Rows from a dataset of charts and code
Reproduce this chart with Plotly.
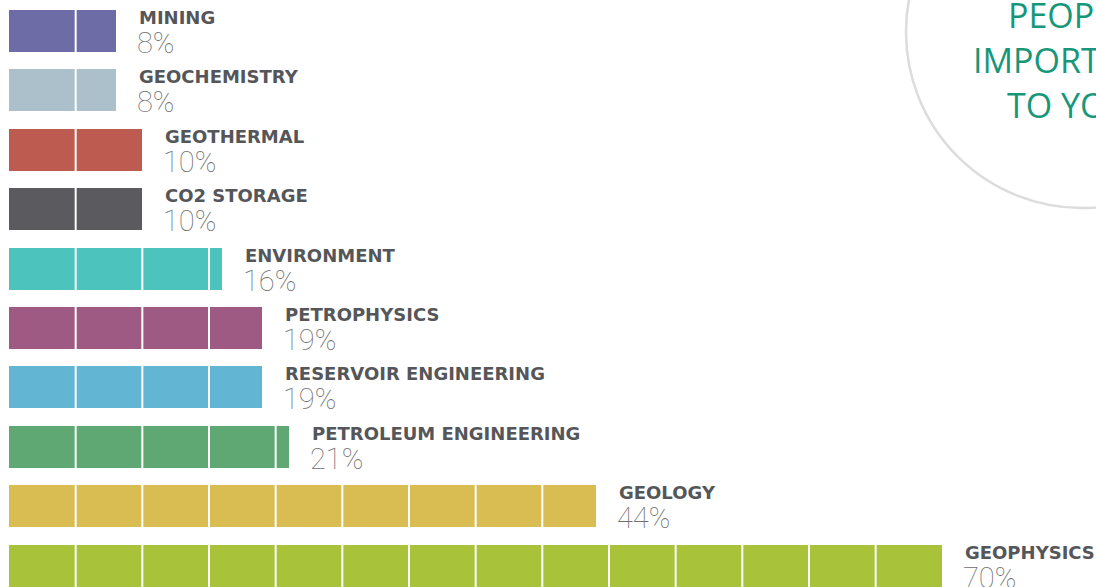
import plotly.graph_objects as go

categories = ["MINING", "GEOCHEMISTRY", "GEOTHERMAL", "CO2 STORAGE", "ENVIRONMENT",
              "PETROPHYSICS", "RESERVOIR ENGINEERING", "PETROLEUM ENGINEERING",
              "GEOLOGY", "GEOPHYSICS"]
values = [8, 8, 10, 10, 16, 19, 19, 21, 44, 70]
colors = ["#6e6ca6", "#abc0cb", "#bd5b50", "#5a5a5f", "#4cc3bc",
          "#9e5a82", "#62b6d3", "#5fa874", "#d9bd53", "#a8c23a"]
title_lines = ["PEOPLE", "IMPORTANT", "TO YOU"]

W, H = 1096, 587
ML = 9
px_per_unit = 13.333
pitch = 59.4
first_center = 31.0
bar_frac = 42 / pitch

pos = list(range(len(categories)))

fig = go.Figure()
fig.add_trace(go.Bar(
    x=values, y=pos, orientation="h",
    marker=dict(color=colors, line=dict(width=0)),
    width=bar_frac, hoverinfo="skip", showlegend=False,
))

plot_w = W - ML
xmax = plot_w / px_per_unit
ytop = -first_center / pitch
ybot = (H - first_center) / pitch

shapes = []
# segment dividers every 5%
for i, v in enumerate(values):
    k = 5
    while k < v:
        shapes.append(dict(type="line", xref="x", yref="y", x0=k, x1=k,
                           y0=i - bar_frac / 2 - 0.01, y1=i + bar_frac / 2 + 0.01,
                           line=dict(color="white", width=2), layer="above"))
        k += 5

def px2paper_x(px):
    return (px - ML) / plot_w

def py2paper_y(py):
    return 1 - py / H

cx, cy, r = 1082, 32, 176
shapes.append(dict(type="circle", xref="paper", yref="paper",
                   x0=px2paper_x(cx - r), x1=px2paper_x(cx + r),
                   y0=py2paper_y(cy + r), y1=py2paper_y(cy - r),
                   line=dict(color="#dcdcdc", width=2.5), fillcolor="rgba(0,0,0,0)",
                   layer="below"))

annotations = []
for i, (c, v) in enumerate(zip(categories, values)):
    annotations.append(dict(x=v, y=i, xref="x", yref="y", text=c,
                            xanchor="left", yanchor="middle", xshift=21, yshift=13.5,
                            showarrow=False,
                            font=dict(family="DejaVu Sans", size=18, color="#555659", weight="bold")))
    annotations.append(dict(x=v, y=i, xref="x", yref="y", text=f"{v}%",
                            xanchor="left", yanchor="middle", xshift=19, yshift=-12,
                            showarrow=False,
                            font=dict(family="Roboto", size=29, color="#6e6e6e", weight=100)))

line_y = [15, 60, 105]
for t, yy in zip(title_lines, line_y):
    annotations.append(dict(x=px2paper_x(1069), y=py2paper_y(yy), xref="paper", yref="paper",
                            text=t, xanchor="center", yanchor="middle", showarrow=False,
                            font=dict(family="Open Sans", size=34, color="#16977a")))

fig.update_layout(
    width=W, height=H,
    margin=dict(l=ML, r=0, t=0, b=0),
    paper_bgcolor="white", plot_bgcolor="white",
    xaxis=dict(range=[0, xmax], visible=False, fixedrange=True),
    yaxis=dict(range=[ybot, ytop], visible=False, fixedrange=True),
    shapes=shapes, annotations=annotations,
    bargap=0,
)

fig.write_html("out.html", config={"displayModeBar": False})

* * *

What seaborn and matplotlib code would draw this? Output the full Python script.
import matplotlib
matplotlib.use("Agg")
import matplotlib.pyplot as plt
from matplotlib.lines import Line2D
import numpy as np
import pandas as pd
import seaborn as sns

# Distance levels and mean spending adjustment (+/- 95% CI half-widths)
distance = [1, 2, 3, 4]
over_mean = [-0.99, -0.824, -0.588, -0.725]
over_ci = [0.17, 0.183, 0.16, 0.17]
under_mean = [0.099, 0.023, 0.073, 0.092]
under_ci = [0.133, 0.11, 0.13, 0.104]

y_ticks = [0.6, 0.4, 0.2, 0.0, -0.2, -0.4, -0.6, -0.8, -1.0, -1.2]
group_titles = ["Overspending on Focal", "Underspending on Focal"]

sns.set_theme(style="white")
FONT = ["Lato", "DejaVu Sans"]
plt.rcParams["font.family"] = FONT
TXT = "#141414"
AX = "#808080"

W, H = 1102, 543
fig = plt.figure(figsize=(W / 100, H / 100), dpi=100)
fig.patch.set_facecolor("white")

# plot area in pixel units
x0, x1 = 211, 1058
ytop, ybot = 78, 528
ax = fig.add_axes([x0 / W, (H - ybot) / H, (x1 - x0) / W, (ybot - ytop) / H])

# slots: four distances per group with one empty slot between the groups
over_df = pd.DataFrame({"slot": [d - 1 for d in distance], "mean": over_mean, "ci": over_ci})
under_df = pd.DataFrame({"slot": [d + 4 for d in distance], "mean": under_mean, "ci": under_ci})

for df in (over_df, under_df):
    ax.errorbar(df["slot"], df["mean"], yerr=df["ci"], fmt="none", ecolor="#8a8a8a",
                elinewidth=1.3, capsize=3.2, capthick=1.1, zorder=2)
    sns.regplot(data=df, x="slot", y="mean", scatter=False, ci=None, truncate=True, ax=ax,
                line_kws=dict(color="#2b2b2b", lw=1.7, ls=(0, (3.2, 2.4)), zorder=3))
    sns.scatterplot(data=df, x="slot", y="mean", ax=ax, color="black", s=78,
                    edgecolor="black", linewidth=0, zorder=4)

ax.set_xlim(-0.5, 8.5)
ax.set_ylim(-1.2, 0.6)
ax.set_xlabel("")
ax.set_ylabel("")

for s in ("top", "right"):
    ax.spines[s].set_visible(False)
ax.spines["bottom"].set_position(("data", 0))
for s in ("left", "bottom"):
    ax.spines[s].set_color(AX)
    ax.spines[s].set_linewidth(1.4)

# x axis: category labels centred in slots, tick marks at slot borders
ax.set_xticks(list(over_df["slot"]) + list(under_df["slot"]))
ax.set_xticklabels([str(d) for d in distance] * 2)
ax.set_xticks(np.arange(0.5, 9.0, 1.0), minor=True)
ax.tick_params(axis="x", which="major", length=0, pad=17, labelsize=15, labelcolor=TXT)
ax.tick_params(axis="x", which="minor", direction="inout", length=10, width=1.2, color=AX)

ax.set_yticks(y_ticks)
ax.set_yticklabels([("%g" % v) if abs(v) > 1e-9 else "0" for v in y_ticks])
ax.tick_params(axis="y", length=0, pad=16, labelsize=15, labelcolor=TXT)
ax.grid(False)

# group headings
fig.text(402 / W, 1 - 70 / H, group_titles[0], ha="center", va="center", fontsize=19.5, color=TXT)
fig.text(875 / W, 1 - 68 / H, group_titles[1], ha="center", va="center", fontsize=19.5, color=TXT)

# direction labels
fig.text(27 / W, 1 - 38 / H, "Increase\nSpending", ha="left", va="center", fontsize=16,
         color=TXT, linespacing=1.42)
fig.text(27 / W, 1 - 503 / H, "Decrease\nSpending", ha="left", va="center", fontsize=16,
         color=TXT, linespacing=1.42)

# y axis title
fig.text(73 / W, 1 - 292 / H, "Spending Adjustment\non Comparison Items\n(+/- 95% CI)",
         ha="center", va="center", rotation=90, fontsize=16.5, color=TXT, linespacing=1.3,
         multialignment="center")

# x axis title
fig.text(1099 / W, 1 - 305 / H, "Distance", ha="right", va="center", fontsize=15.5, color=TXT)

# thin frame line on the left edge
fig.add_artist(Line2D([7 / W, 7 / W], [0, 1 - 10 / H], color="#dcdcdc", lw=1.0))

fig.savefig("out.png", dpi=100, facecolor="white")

== What needs to be done ==
List each line in the listing that contains the string "this".

== Finished answer ==
Reproduce this chart with Plotly.
What seaborn and matplotlib code would draw this? Output the full Python script.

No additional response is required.